Molasses sales by the Fiji Sugar Corporation are anticipated to reach $15 million in the coming year, as markets for this important production expand, particularly from rum manufactures.
The FSC recently loaded its final consignment for 2018/2019 in Lautoka, with 21 tons of molasses from the 2018 production earmarked for the Philippines.
FSC Chief Executive Officer, Graham Clark said of this amount, 9500 tones had been loaded at the Port of Malau in Vanua Levu.
“The interest in our molasses is growing,” he said, noting that molasses has become an important source of revenue.
“It’s growing from an interesting source because it’s from the rum manufacturers around the world. Molasses is becoming more and more difficult to get because a lot it elsewhere is used to make ethanol for fuel. So they come all the way to Fiji to take our molasses, sometimes to the Caribbean, sometimes to the other islands to make high quality rum and they’re prepared to pay a better price. Our consignments this year will earn roughly $15 million for the industry, which is a significant amount and quite important for us.”

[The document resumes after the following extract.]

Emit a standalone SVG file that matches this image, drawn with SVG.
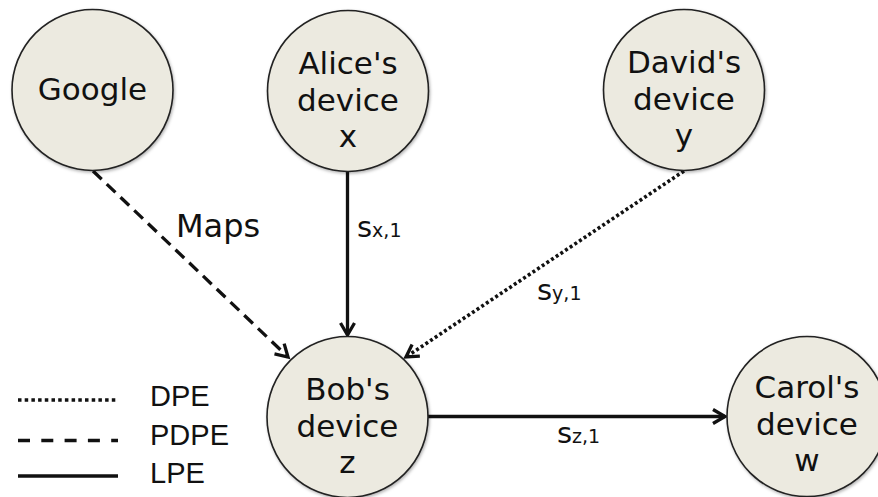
<svg xmlns="http://www.w3.org/2000/svg" width="878" height="497" viewBox="0 0 878 497">
  <style>
    .node circle { fill: #ECEAE0; stroke: #222; stroke-width: 1.6; filter: url(#shadow); }
    .node text { font-family: "DejaVu Sans", Verdana, sans-serif; font-size: 31px; fill: #111; text-anchor: middle; }
    .edge { fill: none; stroke: #111; stroke-width: 3.3; }
    .dash { stroke-dasharray: 12 7; }
    .dot { stroke-dasharray: 3 2.6; stroke-width: 3.6; }
    .label { font-family: "DejaVu Sans", Verdana, sans-serif; font-size: 29px; fill: #111; }
    .maps { font-size: 32px; }
    .sub { font-size: 19px; }
    .legend { font-family: "Liberation Sans", Arial, sans-serif; font-size: 29px; fill: #111; }
  </style>
  <defs>
    <filter id="shadow" x="-20%" y="-20%" width="140%" height="140%">
      <feDropShadow dx="1" dy="1.5" stdDeviation="1.5" flood-color="#000" flood-opacity="0.3"/>
    </filter>
    <marker id="arrow" markerUnits="userSpaceOnUse" markerWidth="20" markerHeight="20" viewBox="-14 -10 16 20" refX="0" refY="0" orient="auto">
      <path d="M-12,-7 L0,0 L-12,7" fill="none" stroke="#111" stroke-width="3.3" stroke-linejoin="miter"/>
    </marker>
  </defs>

  <!-- connectors -->
  <g id="connectors">
    <line class="edge dash" x1="93" y1="171" x2="288" y2="357" marker-end="url(#arrow)"/>
    <line class="edge" x1="347.5" y1="171" x2="347.5" y2="335" marker-end="url(#arrow)"/>
    <line class="edge dot" x1="684" y1="171" x2="406" y2="357" marker-end="url(#arrow)"/>
    <line class="edge" x1="428" y1="416.5" x2="725" y2="416.5" marker-end="url(#arrow)"/>
    <text class="label maps" x="176" y="237">Maps</text>
    <text class="label" x="357" y="237">s<tspan class="sub">x,1</tspan></text>
    <text class="label" x="537" y="300">s<tspan class="sub">y,1</tspan></text>
    <text class="label" x="557" y="443">s<tspan class="sub">z,1</tspan></text>
  </g>

  <!-- nodes -->
  <g id="google" class="node">
    <circle cx="92.5" cy="90" r="80.5"/>
    <text x="92.5" y="100">Google</text>
  </g>
  <g id="alice" class="node">
    <circle cx="348" cy="91" r="80.5"/>
    <text x="348" y="74">Alice's</text>
    <text x="348" y="111">device</text>
    <text x="348" y="147">x</text>
  </g>
  <g id="david" class="node">
    <circle cx="684" cy="90" r="80.5"/>
    <text x="684" y="73">David's</text>
    <text x="684" y="110">device</text>
    <text x="684" y="146">y</text>
  </g>
  <g id="bob" class="node">
    <circle cx="347.5" cy="417" r="80.5"/>
    <text x="347.5" y="400">Bob's</text>
    <text x="347.5" y="437">device</text>
    <text x="347.5" y="473">z</text>
  </g>
  <g id="carol" class="node">
    <circle cx="807" cy="416.5" r="80"/>
    <text x="807" y="398">Carol's</text>
    <text x="807" y="435">device</text>
    <text x="807" y="471">w</text>
  </g>

  <!-- legend -->
  <g id="legend">
    <line class="edge" x1="18" y1="400" x2="118" y2="400" stroke-dasharray="3.5 3.2"/>
    <line class="edge" x1="18" y1="440.5" x2="118" y2="440.5" stroke-dasharray="12 11.3"/>
    <line class="edge" x1="18" y1="476" x2="118" y2="476" stroke-width="3.6"/>
    <text class="legend" x="150" y="406">DPE</text>
    <text class="legend" x="150" y="445">PDPE</text>
    <text class="legend" x="150" y="483">LPE</text>
  </g>
</svg>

Other than rum, Fijian molasses is also used in Asia for food products, flavoring, industrial chemicals and a wide range of usage.
“It is very pleasing to note that our molasses is sought after,” Clark added.
The FSC plans three more consignments of molasses for 2019, for the Caribbean and Asian markets. In the past year, a consignment was also supplied to Tahiti and on the domestic front, to Paradise Beverages.
A total of three consignments of molasses shipped last year, with Fiji being the sole Pacific Island Country exporting molasses.
“We normally make about 75 -80,000 tones but from that we also supply locally to the dairy industry for feed and we also use it to some extent for other livestock producers like piggeries and sheep and goat farmers, who take small amounts,” Clark said.
Countries that have been supplied molasses by the FSC include Tahiti, Jamaica, Bahamas, Saint Kitts and Nevis, where strong brands of rum are produced for the global markets.